I sit on the fountain’s rim,
in the square
in the heart
of the city.
The liquid sound
of water,
plunging, tumbling
bubbling over rock,
is everything
the city is not.
The beggars, and buskers
and men in suits, hustling
in dress-shirts soiled with sweat.
The concrete heat
the grid of streets,
efficient, unbending.

Each coin is a wish.
Serious children
with their eyes screwed shut.
Young men, down on their luck
investing precious change.
A lady of a certain age
who makes a ritual of this,
hoping
for a little more goodness.
And late at night
a run-away scoops some up,
wish fulfilled.

A man is cooling his feet,
shoes and socks kicked-off
pants rolled-up primly.
And in sweltering heat
passers-by pause in the veil of spray,
briefly refreshed.

Yet I can’t help but think
of the same few gallons
re-circulating week after week.
The buried machinery
lines that leak
industrial pumps, rusting.
The blush of green
unscrubbed
in a ring around the pool.
And the layer of grime
that makes the bottom slippery.

Nevertheless, we gather here,
drawn to water
on rock,
water falling.
The age-old sound
of running water
holds us still.
And drawn, still, to hope.





I can’t fully reconstruct how this poem came about. I suspect I was glancing at the Real Estate section in the paper (my occasional innocent indulgence in “real estate porn”!) and there may have been a water feature, probably indoors. I’d been in and out of the water on a sweltering day, and all this made me think of was building one for myself. But it also called up the image of a cool forest glade, rippling with deep dappled greens; of walking through the woods and being inexorably drawn to that gurgling sound: the powerful atavistic attraction of falling water.
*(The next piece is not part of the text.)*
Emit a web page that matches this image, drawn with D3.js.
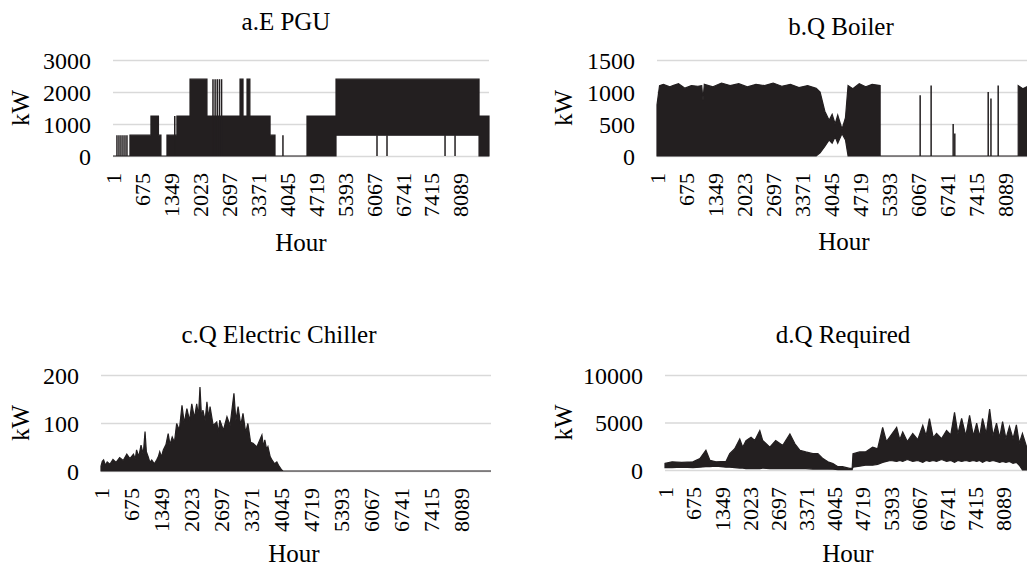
<!DOCTYPE html>
<html>
<head>
<meta charset="utf-8">
<script src="https://cdn.jsdelivr.net/npm/d3@7"></script>
<style>
  body { margin: 0; background: #fff; }
  text { font-family: "Liberation Serif", "Times New Roman", serif; fill: #000; }
</style>
</head>
<body>
<script>
// hour axis labels (every 674th hour, like the Excel category axis)
var hourTicks = [1, 675, 1349, 2023, 2697, 3371, 4045, 4719, 5393, 6067, 6741, 7415, 8089];

// a. E PGU  (step blocks: start hour, low, high)
var pguHours = [1, 396, 885, 1060, 1118, 1258, 1490, 1795, 2190, 2305, 2563, 2960, 3030, 3123, 3190, 3660, 3775, 4520, 5196, 8528, 8760];
var pguLow   = [0, 0, 0, 0, 0, 0, 0, 0, 0, 0, 0, 0, 0, 0, 0, 0, 0, 0, 650, 0, 0];
var pguHigh  = [0, 650, 1250, 650, 0, 650, 1250, 2400, 1250, 1250, 1250, 2400, 1250, 2400, 1250, 650, 0, 1250, 2400, 1250, 1250];
var pguSpikeHours  = [93, 140, 186, 233, 280, 326, 1290, 1440, 2330, 2380, 2430, 2480, 2530, 3960, 6151, 6384, 7736, 7969];
var pguSpikeValues = [650, 650, 650, 650, 650, 650, 650, 1250, 2400, 2400, 2400, 2400, 2400, 650, 650, 650, 650, 650];

// b. Q Boiler (band: low and high)
var boilerHours = [1, 60, 150, 300, 370, 500, 650, 800, 950, 1040, 1070, 1100, 1300, 1500, 1700, 1900, 2100, 2300, 2500, 2700, 2900, 3100, 3300, 3500, 3700, 3790, 3900, 4000, 4070, 4140, 4200, 4300, 4380, 4440, 4550, 4700, 4850, 5000, 5185, 5185, 8393, 8393, 8500, 8650, 8760];
var boilerHigh  = [800, 1100, 1120, 1080, 1100, 1130, 1060, 1100, 1090, 1100, 870, 1120, 1080, 1140, 1100, 1130, 1080, 1120, 1100, 1140, 1090, 1120, 1070, 1100, 1060, 1000, 700, 560, 650, 500, 640, 420, 600, 1100, 1050, 1130, 1080, 1120, 1100, 0, 0, 1100, 1050, 1100, 1100];
var boilerLow   = [0, 0, 0, 0, 0, 0, 0, 0, 0, 0, 0, 0, 0, 0, 0, 0, 0, 0, 0, 0, 0, 0, 0, 0, 0, 50, 150, 250, 200, 300, 200, 350, 250, 0, 0, 0, 0, 0, 0, 0, 0, 0, 0, 0, 0];
var boilerSpikeHours  = [6115, 6370, 6882, 6920, 7696, 7760, 7928];
var boilerSpikeValues = [950, 1100, 500, 350, 1000, 900, 1100];

// c. Q Electric Chiller (outline of peaks and dips)
var chillerHours  = [1, 30, 60, 100, 140, 200, 270, 340, 420, 500, 580, 650, 730, 770, 800, 850, 900, 950, 990, 1020, 1060, 1100, 1140, 1200, 1250, 1290, 1320, 1360, 1400, 1460, 1510, 1550, 1600, 1650, 1700, 1760, 1820, 1870, 1930, 1990, 2040, 2100, 2150, 2190, 2224, 2260, 2290, 2340, 2380, 2420, 2450, 2520, 2600, 2640, 2670, 2750, 2830, 2900, 2987, 3030, 3080, 3140, 3190, 3250, 3300, 3360, 3415, 3500, 3615, 3650, 3680, 3720, 3750, 3800, 3840, 3900, 3950, 4000, 4060, 4090, 8760];
var chillerValues = [10, 20, 23, 12, 19, 14, 24, 18, 28, 22, 35, 26, 35, 25, 44, 30, 54, 35, 82, 40, 30, 18, 23, 15, 23, 30, 40, 30, 44, 55, 78, 55, 71, 60, 99, 85, 137, 100, 130, 105, 140, 110, 140, 115, 175, 110, 127, 105, 144, 110, 134, 95, 102, 80, 106, 85, 113, 95, 162, 105, 134, 95, 120, 80, 99, 60, 58, 50, 75, 50, 65, 45, 51, 30, 23, 15, 19, 10, 2, 0, 0];

// d. Q Required (band: low and high)
var reqHours = [1, 170, 400, 670, 836, 980, 1075, 1220, 1460, 1550, 1670, 1790, 1860, 1940, 2060, 2150, 2270, 2340, 2510, 2650, 2820, 2990, 3110, 3230, 3370, 3540, 3660, 3780, 3900, 4020, 4140, 4250, 4420, 4480, 4500, 4660, 4800, 4970, 5090,
  5210, 5300, 5400, 5545, 5620, 5690, 5800, 5930, 6050, 6170, 6250, 6330, 6420, 6500, 6620, 6740, 6840, 6930, 7010, 7100, 7200, 7290, 7380, 7460, 7530, 7600, 7690, 7770, 7850, 7935, 8010, 8080, 8160, 8245, 8330, 8410, 8480, 8555, 8650, 8760];
var reqHigh = [690, 860, 800, 860, 1200, 2070, 1030, 860, 900, 1720, 2240, 3270, 2400, 3100, 3450, 3100, 4140, 3100, 2410, 3100, 2590, 3800, 2760, 2070, 1900, 1720, 1720, 1200, 860, 690, 345, 345, 170, 170, 1720, 1900, 1900, 2410, 2240,
  4480, 3000, 3600, 4480, 3200, 3990, 3000, 3850, 3200, 4690, 3600, 5420, 3400, 3850, 3300, 4170, 3700, 6080, 3800, 5420, 3600, 5760, 3600, 4930, 3500, 5420, 3800, 6420, 3600, 4930, 3400, 5100, 3300, 4590, 3300, 4760, 2800, 3850, 2500, 2000];
var reqLow = [250, 250, 300, 250, 300, 350, 350, 400, 300, 300, 250, 200, 200, 150, 150, 150, 150, 200, 150, 150, 150, 150, 150, 150, 150, 100, 100, 100, 100, 80, 50, 50, 30, 30, 300, 400, 500, 500, 600,
  800, 900, 1000, 900, 1000, 900, 1100, 900, 1000, 800, 1000, 900, 1000, 900, 1100, 900, 1000, 800, 1000, 900, 1000, 900, 1000, 900, 1000, 800, 1000, 900, 1000, 900, 800, 900, 800, 900, 700, 800, 500, 0, 0, 200];

var svgWidth = 1027;
var svgHeight = 568;
var ink = "#231f20";

var svg = d3.select("body").append("svg")
    .attr("width", svgWidth)
    .attr("height", svgHeight);

var panels = [
  { title: "a.E PGU", titleX: 286, titleY: 30, x0: 113, x1: 489, yTop: 60, yBot: 156, yMax: 3000, yTicks: [0, 1000, 2000, 3000],
    kwX: 20, hourX: 301, hourY: 251, step: true, hours: pguHours, low: pguLow, high: pguHigh, spikeH: pguSpikeHours, spikeV: pguSpikeValues },
  { title: "b.Q Boiler", titleX: 841, titleY: 35, x0: 657, x1: 1034, yTop: 60, yBot: 156, yMax: 1500, yTicks: [0, 500, 1000, 1500],
    kwX: 563, hourX: 844, hourY: 250, step: false, hours: boilerHours, low: boilerLow, high: boilerHigh, spikeH: boilerSpikeHours, spikeV: boilerSpikeValues },
  { title: "c.Q Electric Chiller", titleX: 279, titleY: 343, x0: 101, x1: 491, yTop: 375, yBot: 471, yMax: 200, yTicks: [0, 100, 200],
    kwX: 20, hourX: 294, hourY: 562, step: false, hours: chillerHours, low: chillerHours.map(function() { return 0; }), high: chillerValues, spikeH: [], spikeV: [] },
  { title: "d.Q Required", titleX: 843, titleY: 343, x0: 665, x1: 1031, yTop: 375, yBot: 470, yMax: 10000, yTicks: [0, 5000, 10000],
    kwX: 563, hourX: 848, hourY: 562, step: false, hours: reqHours, low: reqLow, high: reqHigh, spikeH: [], spikeV: [] }
];

panels.forEach(drawPanel);

function drawPanel(p) {
  var g = svg.append("g");

  var x = d3.scaleLinear().domain([1, 8760]).range([p.x0, p.x1]);
  var y = d3.scaleLinear().domain([0, p.yMax]).range([p.yBot, p.yTop]);

  // gridlines + value labels
  var yAxis = g.append("g")
      .attr("transform", `translate(${p.x0},0)`)
      .call(d3.axisLeft(y).tickValues(p.yTicks).tickSize(-(p.x1 - p.x0)).tickPadding(22).tickFormat(d3.format("d")));
  yAxis.select(".domain").remove();
  yAxis.selectAll("line").attr("stroke", "#d9d9d9").attr("stroke-width", 1.5);
  yAxis.selectAll("text").style("font-size", "24px").attr("dy", "0.34em");

  // the series
  var rows = p.hours.map(function(h, i) { return { h: h, lo: p.low[i], hi: p.high[i] }; });
  var area = d3.area()
      .x(function(d) { return x(d.h); })
      .y0(function(d) { return y(d.lo); })
      .y1(function(d) { return y(d.hi); })
      .curve(p.step ? d3.curveStepAfter : d3.curveLinear);

  g.append("path")
      .datum(rows)
      .attr("d", area)
      .attr("fill", ink)
      .attr("stroke", ink)
      .attr("stroke-width", 1.2);

  g.selectAll(".spike")
      .data(p.spikeH.map(function(h, i) { return { h: h, v: p.spikeV[i] }; }))
      .enter()
      .append("line")
      .attr("class", "spike")
      .attr("x1", function(d) { return x(d.h); })
      .attr("x2", function(d) { return x(d.h); })
      .attr("y1", y(0))
      .attr("y2", function(d) { return y(d.v); })
      .attr("stroke", ink)
      .attr("stroke-width", 1.5);

  // hour labels
  var xAxis = g.append("g")
      .attr("transform", `translate(0,${p.yBot})`)
      .call(d3.axisBottom(x).tickValues(hourTicks).tickSize(0).tickFormat(d3.format("d")));
  xAxis.select(".domain").remove();
  xAxis.selectAll("text")
      .style("font-size", "22px")
      .attr("transform", "rotate(-90)")
      .attr("text-anchor", "end")
      .attr("x", -17)
      .attr("y", 0)
      .attr("dy", "0.35em");

  // titles
  g.append("text")
      .attr("x", p.titleX)
      .attr("y", p.titleY)
      .attr("text-anchor", "middle")
      .style("font-size", "25px")
      .text(p.title);

  g.append("text")
      .attr("x", p.hourX)
      .attr("y", p.hourY)
      .attr("text-anchor", "middle")
      .style("font-size", "25px")
      .text("Hour");

  g.append("text")
      .attr("transform", `translate(${p.kwX},${(p.yTop + p.yBot) / 2}) rotate(-90)`)
      .attr("text-anchor", "middle")
      .attr("dy", "0.35em")
      .style("font-size", "25px")
      .text("kW");
}
</script>
</body>
</html>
Which is where “water on rock” came from: the poem started with those words. …Inevitably, it ends up becoming another poem expressing my alienation from city life. So, what else is new?!!

More than that, though, is an obvious recurring trope: the idea of hidden layers, of the invisible underbelly, of hiding in plain sight; the idea of the paradox that seems inherent in everything. In this case, of course, it’s what’s buried beneath the deceptive allure of the fountain. I suppose this is what makes me a poet (as well as a misanthrope and a pessimist!): the art of close observation, as well as the compulsion to seek out the layers of meaning that can be found in the most mundane things.

Ultimately, though, there is an uplifting message here -- despite myself! (Uplift without pretension, I hope). The fountain becomes a wishing well, and the resilience of hope is as deeply embedded in our DNA as is the gravitational pull of the sound of water, falling on rock.